Sometimes I see offensive pictures like this one:
Click the link above for the photo credit - this is a stock photo of someone not-so-famous.
This is me taking a page from Time Magazine. I’m going for shock value. What could I possibly find offensive about this photo? Do I think this mother is wrong or a terrible mother or not bonding with her baby? On the contrary. The mother looks happy and in love with her baby, the baby is darling and makes me want to make cooing sounds. What I find offensive is the reminder that in our competitive, intolerant and anti-family society a mother receives so little support and information about breastfeeding that she needs to give such a tiny baby a bottle, costing her time, money and confidence from perceived judgement (after all, the AAP and WHO recommend it for a minimum of a year!). I reserve my judgement for the current practice of the medical establishment. Doctors and Nurses are not well educated or qualified to help with breastfeeding even though they strongly recommend it, and it’s left new parents to swim against the tide of abysmal formula company practices that have allowed them to make money hand over fist for generations. I would never judge the mother – I know for a fact she is doing her best and loves her baby just as much as I love mine. Do I judge her health care providers? Not really. They care deeply about their patients and are doing the best they can with the information they have. Most mothers in America initiate breastfeeding, but at a very early point cannot continue – usually due to the erroneous information they have been given or societal pressure.
Do I judge the few moms who never even wanted to breastfeed? Nope. See all my comments about not infringing on or judging other people’s choices? My problem is with the lack of support for the majority of women who DO choose to breastfeed. What if she is taking one of the very few medications you can’t have while breastfeeding? Or has had surgery that severed her milk ducts? Do I suggest that this mother shouldn’t be allowed to bottle feed her baby in public because I find it offensive? Or that she shouldn’t be pictured on the cover of a magazine because I think it is morally wrong the way formula companies market their wares? Capitol N, Capitol O.

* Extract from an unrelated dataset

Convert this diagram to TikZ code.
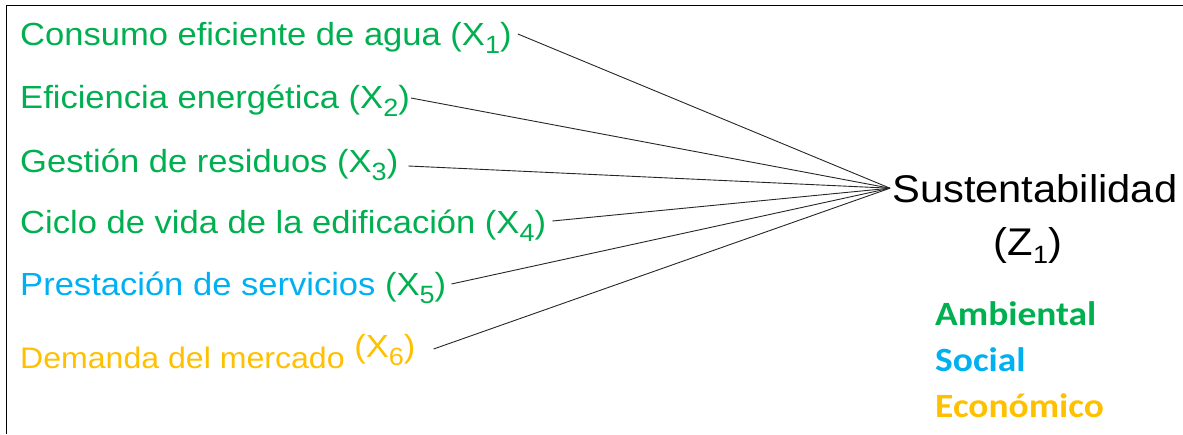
\documentclass[tikz,border=0pt]{standalone}
\usepackage{fontspec}
\setmainfont[FakeStretch=1.08]{Liberation Sans}
\newfontfamily\calibri[FakeStretch=1.1]{Carlito}
\definecolor{envgreen}{HTML}{00B050}
\definecolor{socblue}{HTML}{00B0F0}
\definecolor{ecogold}{HTML}{FFC000}
\newcommand\subidx[1]{\raisebox{-8pt}{\fontsize{25}{25}\selectfont #1}}
\begin{document}
\begin{tikzpicture}[x=1pt,y=-1pt,
  factor/.style={anchor=base west, inner sep=0pt, font=\fontsize{32}{38}\selectfont},
  dimension/.style={anchor=base west, inner sep=0pt, font=\calibri\bfseries\fontsize{34}{40}\selectfont},
  link/.style={draw=black!85, line width=0.9pt}]
\useasboundingbox (0,0) rectangle (1183,434);
\draw[line width=1.6pt] (6.5,434) -- (6.5,5.5) -- (1183,5.5);
\node[factor, text=envgreen] (x1) at (20,45) {Consumo eficiente de agua (X\subidx{1})};
\node[factor, text=envgreen] (x2) at (20,108) {Eficiencia energética (X\subidx{2})};
\node[factor, text=envgreen] (x3) at (20,172) {Gestión de residuos (X\subidx{3})};
\node[factor, text=envgreen] (x4) at (20,233) {Ciclo de vida de la edificación (X\subidx{4})};
\node[factor, text=envgreen] (x5) at (20,295) {\textcolor{socblue}{Prestación de servicios} (X\subidx{5})};
\node[factor, text=ecogold] (x6) at (20,368) {{\fontsize{29.7}{36}\selectfont Demanda del mercado} \raisebox{11pt}{(X\subidx{6})}};
\node[anchor=base west, inner sep=0pt, font=\fontsize{38.6}{44}\selectfont] (z) at (892,202) {Sustentabilidad};
\node[anchor=base, inner sep=0pt, font=\fontsize{38.6}{44}\selectfont] (z1) at (1028,255) {(Z\subidx{1})};
\node[dimension, text=envgreen] (amb) at (935,325) {Ambiental};
\node[dimension, text=socblue] (soc) at (935,371) {Social};
\node[dimension, text=ecogold] (eco) at (935,417) {Económico};
\coordinate (hub) at ([xshift=-2pt]z.west);
\draw[link] ([xshift=6pt,yshift=11pt]x1.base east) -- (hub);
\draw[link] ([xshift=1pt,yshift=10pt]x2.base east) -- (hub);
\draw[link] ([xshift=10pt,yshift=6pt]x3.base east) -- (hub);
\draw[link] ([xshift=6pt,yshift=12pt]x4.base east) -- (hub);
\draw[link] ([xshift=5pt,yshift=11pt]x5.base east) -- (hub);
\draw[link] ([xshift=18pt,yshift=19pt]x6.base east) -- (hub);
\end{tikzpicture}
\end{document}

Do I judge the formula companies? Sorta, but all of society is focused only on money (Hello, some feminists only support boobs that work outside of the home) and these companies are working within the regulations the government has placed on them. Do I judge the government for the regulations they have made? Well, sorta but we are a government of the people, so that really means I’m blaming me.
So what do I do about that? I talk about breastfeeding a lot. I breastfed my babies in public (well, my second and third, anyway – I was pressured by society to never leave home the first time until my feminist side overcame my fears of being stereotyped or judged). I went to nurse-ins to protest unfair treatment of breastfeeding mothers. I volunteered for years with La Leche League. I write to people in government. I talk with my girlfriends about it. I talk with my baby sister about it so that if she becomes a mother one day she will be armed with good information. I blog about it.
I post pictures like this one, here and on Facebook, to help normalize the idea of breastfeeding and what it really looks like:
My husband posed and took this picture when my daughter was 27 months old. We continued to breastfeed long after this. I'm not telling you this so you'll think I'm special. I'm telling you this so you know it's normal.
So I guess I should be glad about the Time article, because it is going to stimulate conversation. I don’t appreciate that it is happening in such an inflammatory way, but then again this IS America. It’s how we roll. We make big changes in big ways, we love shock and we love breasts (raising hand again). I think we need to start a new movement in America – the Familist movement. I’ll do what works best for us, you do what works best for you, and we will all support one another by refraining from judgement, pressure or discrimination. Are you in?